═══ Material ═══

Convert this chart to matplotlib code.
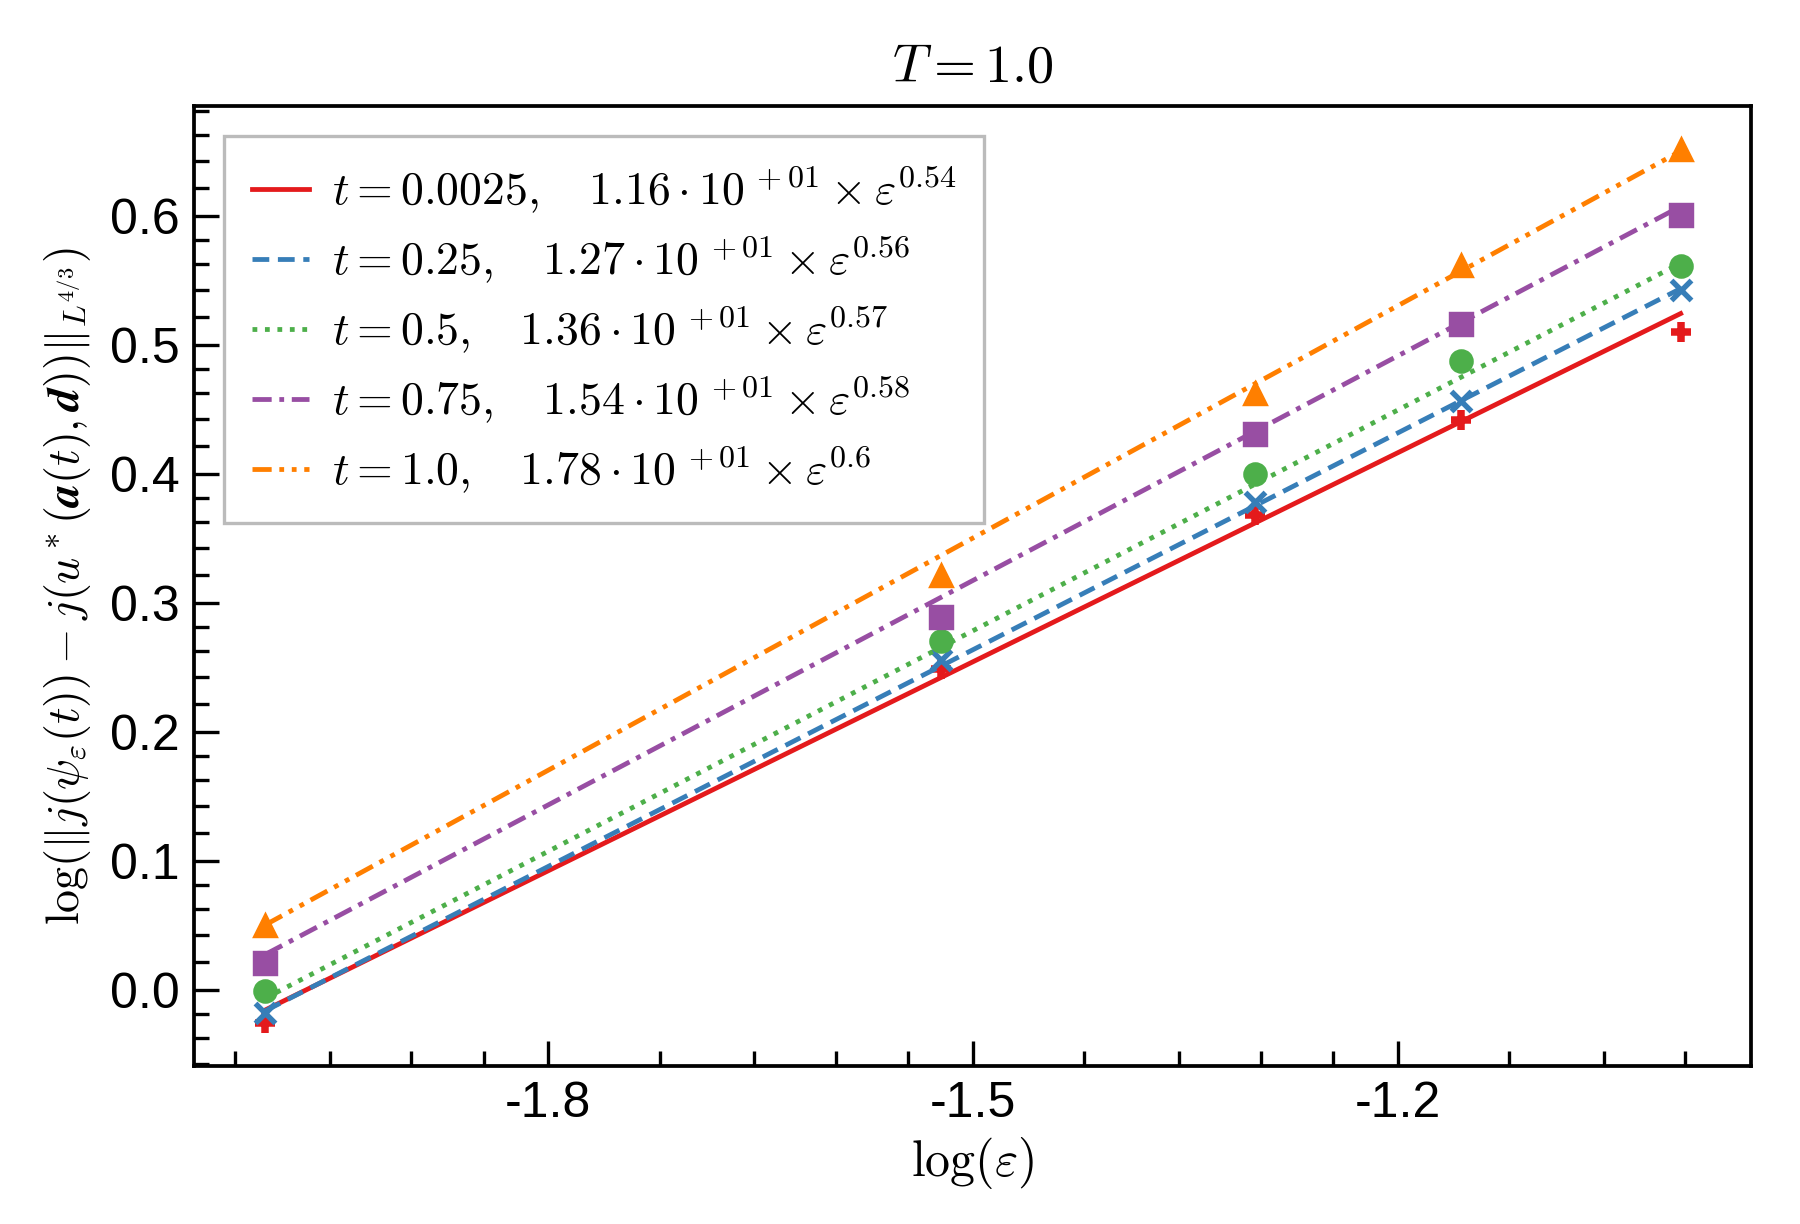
import numpy as np
import matplotlib.pyplot as plt
from matplotlib.ticker import NullFormatter

plt.rcParams['mathtext.fontset'] = 'cm'
plt.rcParams['font.family'] = ['Liberation Sans', 'DejaVu Sans']

# données
eps = [0.01, 0.03, 0.05, 0.07, 0.1]
t_vals = ['0.0025', '0.25', '0.5', '0.75', '1.0']
err = [
    [0.942, 1.774, 2.333, 2.767, 3.236],
    [0.959, 1.803, 2.388, 2.864, 3.491],
    [0.998, 1.866, 2.512, 3.076, 3.639],
    [1.050, 1.945, 2.698, 3.281, 3.990],
    [1.122, 2.094, 2.897, 3.639, 4.477],
]
coefs = ['1.16', '1.27', '1.36', '1.54', '1.78']
expos = ['0.54', '0.56', '0.57', '0.58', '0.6']

colors = ['#e41a1c', '#377eb8', '#4daf4a', '#984ea3', '#ff7f00']
styles = ['-', (0, (3.5, 1.8)), (0, (1, 1.6)), (0, (4, 1.6, 1, 1.6)),
          (0, (4, 1.6, 1, 1.6, 1, 1.6))]
markers = ['+', 'x', 'o', 's', '^']

fig = plt.figure(figsize=(6, 4.08), dpi=300)
ax = fig.add_axes([0.108, 0.129, 0.865, 0.784])

e = np.array(eps)
for i in range(5):
    c = float(coefs[i]) * 10
    p = float(expos[i])
    lab = (r'$t = ' + t_vals[i] + r', \quad ' + coefs[i] +
           r' \cdot 10^{\,+01} \times \varepsilon^{' + expos[i] + '}$')
    ax.plot(e, c * e**p, color=colors[i], linestyle=styles[i], lw=1.15, label=lab)
    mew = 1.8 if markers[i] == '+' else 1.3
    ms = 4.2 if markers[i] == '^' else 4.6
    ax.plot(e, err[i], linestyle='none', marker=markers[i], color=colors[i],
            markersize=ms, mew=mew)

ax.set_xscale('log')
ax.set_yscale('log')
ax.set_xlim(10**-2.05, 10**-0.95)
ax.set_ylim(10**-0.059, 10**0.685)

# graduations : valeurs en log10, sous-graduations linéaires entre deux majeures
def ticks(lo, hi, step, nsub):
    maj = np.round(np.arange(lo, hi + step / 2, step), 3)
    mino = []
    for a, b in zip(maj[:-1], maj[1:]):
        va, vb = 10**a, 10**b
        mino += [va + (vb - va) * k / nsub for k in range(1, nsub)]
    return maj, np.array(mino)

xmaj, xmin = ticks(-2.1, -0.9, 0.3, 5)
xmaj = xmaj[(xmaj > -2.05) & (xmaj < -0.95)]
ax.set_xticks(10**xmaj, ['%.1f' % v for v in xmaj])
ax.set_xticks(xmin[(xmin > 10**-2.05) & (xmin < 10**-0.95)], minor=True)

ymaj, ymin = ticks(-0.1, 0.7, 0.1, 5)
ymaj = ymaj[(ymaj > -0.059) & (ymaj < 0.685)]
ax.set_yticks(10**ymaj, ['%.1f' % (v + 0.0) for v in ymaj])
ax.set_yticks(ymin[(ymin > 10**-0.059) & (ymin < 10**0.685)], minor=True)
ax.xaxis.set_minor_formatter(NullFormatter())
ax.yaxis.set_minor_formatter(NullFormatter())
ax.tick_params(which='both', direction='in', labelsize=12, width=0.8)
ax.tick_params(which='major', length=6)
ax.tick_params(which='minor', length=3.5)
for s in ax.spines.values():
    s.set_linewidth(0.9)

ax.set_xlabel(r'$\log(\varepsilon)$', fontsize=12, labelpad=2)
ax.set_ylabel(r'$\log(\|j(\psi_\varepsilon(t)) - j(u^*(\boldsymbol{a}(t),\boldsymbol{d}))\|_{L^{4/3}})$',
              fontsize=11, labelpad=4)
ax.set_title(r'$T = 1.0$', fontsize=13)

leg = ax.legend(loc='upper left', fontsize=11, fancybox=False, edgecolor='#bbbbbb',
                handlelength=1.25, handletextpad=0.5, borderpad=0.6, labelspacing=0.38,
                framealpha=1, borderaxespad=0.65)
leg.get_frame().set_linewidth(0.8)

fig.savefig('out.png', dpi=300)
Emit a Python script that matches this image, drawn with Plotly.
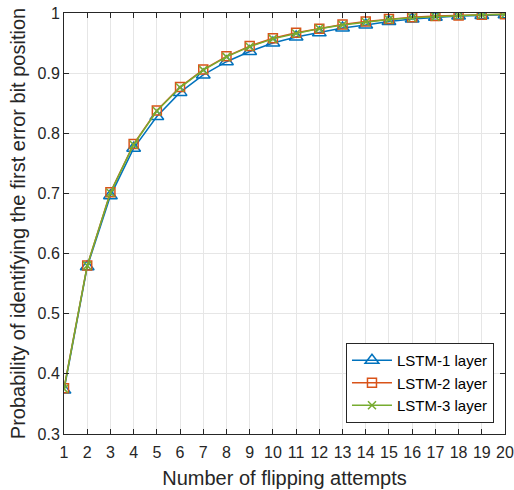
import plotly.graph_objects as go

attempts = list(range(1, 21))
lstm1 = [0.373, 0.578, 0.696, 0.775, 0.828, 0.868, 0.897, 0.919, 0.936, 0.950,
         0.960, 0.967, 0.975, 0.980, 0.986, 0.990, 0.993, 0.995, 0.996, 0.997]
lstm2 = [0.376, 0.580, 0.702, 0.782, 0.838, 0.877, 0.906, 0.928, 0.945, 0.958,
         0.967, 0.974, 0.981, 0.986, 0.990, 0.993, 0.995, 0.996, 0.997, 0.998]
lstm3 = [0.375, 0.580, 0.701, 0.781, 0.837, 0.876, 0.905, 0.927, 0.944, 0.957,
         0.966, 0.974, 0.980, 0.985, 0.989, 0.992, 0.994, 0.996, 0.997, 0.998]
names = ["LSTM-1 layer", "LSTM-2 layer", "LSTM-3 layer"]
y_ticks = [0.3, 0.4, 0.5, 0.6, 0.7, 0.8, 0.9, 1.0]

series = [
    (names[0], lstm1, "#0072BD", "triangle-up-open", 12),
    (names[1], lstm2, "#D95319", "square-open", 9),
    (names[2], lstm3, "#77AC30", "x-thin-open", 8),
]

fig = go.Figure()
for name, vals, color, sym, size in series:
    fig.add_trace(go.Scatter(
        x=attempts, y=vals, name=name, mode="lines+markers",
        line=dict(color=color, width=1.5),
        marker=dict(symbol=sym, size=size, color=color,
                    line=dict(color=color, width=1.5)),
    ))

font = "Liberation Sans, Arial, sans-serif"
fig.update_layout(
    width=514, height=490,
    margin=dict(l=64, r=9, t=13, b=56),
    paper_bgcolor="white", plot_bgcolor="white",
    font=dict(family=font, size=16, color="#262626"),
    showlegend=True,
    legend=dict(x=0.975, y=0.026, xanchor="right", yanchor="bottom",
                bordercolor="#262626", borderwidth=1, bgcolor="white",
                font=dict(size=15, color="#000000"),
                tracegroupgap=0, itemwidth=40),
    xaxis=dict(
        range=[1, 20], tickmode="array", tickvals=attempts,
        showgrid=True, gridcolor="#E6E6E6", gridwidth=1,
        showline=True, linecolor="#262626", linewidth=1, mirror="ticks",
        ticks="inside", ticklen=5, tickcolor="#262626",
        zeroline=False, ticklabelstandoff=4, automargin=False,
        title=dict(text="Number of flipping attempts", font=dict(size=20), standoff=10),
        tickfont=dict(size=16),
    ),
    yaxis=dict(
        range=[0.3, 1.0], tickmode="array", tickvals=y_ticks,
        showgrid=True, gridcolor="#E6E6E6", gridwidth=1,
        showline=True, linecolor="#262626", linewidth=1, mirror="ticks",
        ticks="inside", ticklen=5, tickcolor="#262626",
        zeroline=False, automargin=False,
        title=dict(text="Probability of identifying the first error bit position",
                   font=dict(size=20), standoff=6),
        tickfont=dict(size=16),
    ),
)

fig.write_html("out.html")
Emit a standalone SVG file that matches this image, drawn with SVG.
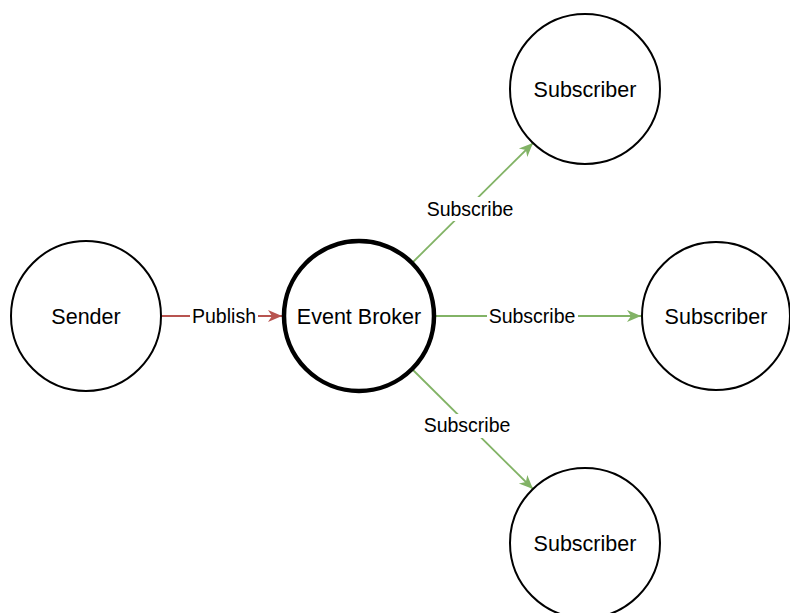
<svg xmlns="http://www.w3.org/2000/svg" width="790" height="613" viewBox="0 0 790 613">
<style>
.node{fill:#fff;stroke:#000;stroke-width:2}
.broker{fill:#fff;stroke:#000;stroke-width:4.5}
.nt{font-family:"Liberation Sans",Arial,sans-serif;font-size:21.5px;fill:#000;text-anchor:middle}
.et{font-family:"Liberation Sans",Arial,sans-serif;font-size:19.5px;fill:#000;text-anchor:middle}
.red{stroke:#b85450;stroke-width:1.8;fill:none}
.green{stroke:#82b366;stroke-width:1.8;fill:none}
.bg{fill:#fff}
</style>
<defs>
<marker id="ar" markerUnits="userSpaceOnUse" markerWidth="16" markerHeight="16" refX="15" refY="8" orient="auto">
<path d="M1,2 L15,8 L1,14 L5,8 Z" fill="#b85450"/>
</marker>
<marker id="ag" markerUnits="userSpaceOnUse" markerWidth="16" markerHeight="16" refX="15" refY="8" orient="auto">
<path d="M1,2 L15,8 L1,14 L5,8 Z" fill="#82b366"/>
</marker>
</defs>
<rect width="790" height="613" fill="#fff"/>
<g id="connectors">
<g id="e-publish">
<line class="red" x1="162" y1="316" x2="282" y2="316" marker-end="url(#ar)"/>
<rect class="bg" x="190" y="304" width="68" height="24"/>
<text class="et" x="224" y="323">Publish</text>
</g>
<g id="e-sub-right">
<line class="green" x1="436" y1="316" x2="641" y2="316" marker-end="url(#ag)"/>
<rect class="bg" x="487" y="304" width="91" height="24"/>
<text class="et" x="532" y="323">Subscribe</text>
</g>
<g id="e-sub-top">
<line class="green" x1="413" y1="262" x2="533" y2="143" marker-end="url(#ag)"/>
<rect class="bg" x="424" y="197" width="92" height="24"/>
<text class="et" x="470" y="215.5">Subscribe</text>
</g>
<g id="e-sub-bottom">
<line class="green" x1="413" y1="370" x2="533" y2="489" marker-end="url(#ag)"/>
<rect class="bg" x="421" y="414" width="92" height="24"/>
<text class="et" x="467" y="432">Subscribe</text>
</g>
</g>
<g id="sender">
<circle class="node" cx="86" cy="316" r="75"/>
<text class="nt" x="86" y="324">Sender</text>
</g>
<g id="broker">
<circle class="broker" cx="359" cy="316" r="75"/>
<text class="nt" x="359" y="324">Event Broker</text>
</g>
<g id="sub-top">
<circle class="node" cx="585" cy="89" r="75"/>
<text class="nt" x="585" y="97">Subscriber</text>
</g>
<g id="sub-right">
<circle class="node" cx="716" cy="316" r="74"/>
<text class="nt" x="716" y="324">Subscriber</text>
</g>
<g id="sub-bottom">
<circle class="node" cx="585" cy="543" r="75"/>
<text class="nt" x="585" y="551">Subscriber</text>
</g>
</svg>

═══

- The problem
Please give again the entries word for word, starting at the first line and ending with the line that contains "ax = fig.add_axes([0.108, 0.129, 0.865, 0.784])"; include both of those lines but none of the pictures.

- Result of the task
Convert this chart to matplotlib code.
import numpy as np
import matplotlib.pyplot as plt
from matplotlib.ticker import NullFormatter

plt.rcParams['mathtext.fontset'] = 'cm'
plt.rcParams['font.family'] = ['Liberation Sans', 'DejaVu Sans']

# données
eps = [0.01, 0.03, 0.05, 0.07, 0.1]
t_vals = ['0.0025', '0.25', '0.5', '0.75', '1.0']
err = [
    [0.942, 1.774, 2.333, 2.767, 3.236],
    [0.959, 1.803, 2.388, 2.864, 3.491],
    [0.998, 1.866, 2.512, 3.076, 3.639],
    [1.050, 1.945, 2.698, 3.281, 3.990],
    [1.122, 2.094, 2.897, 3.639, 4.477],
]
coefs = ['1.16', '1.27', '1.36', '1.54', '1.78']
expos = ['0.54', '0.56', '0.57', '0.58', '0.6']

colors = ['#e41a1c', '#377eb8', '#4daf4a', '#984ea3', '#ff7f00']
styles = ['-', (0, (3.5, 1.8)), (0, (1, 1.6)), (0, (4, 1.6, 1, 1.6)),
          (0, (4, 1.6, 1, 1.6, 1, 1.6))]
markers = ['+', 'x', 'o', 's', '^']

fig = plt.figure(figsize=(6, 4.08), dpi=300)
ax = fig.add_axes([0.108, 0.129, 0.865, 0.784])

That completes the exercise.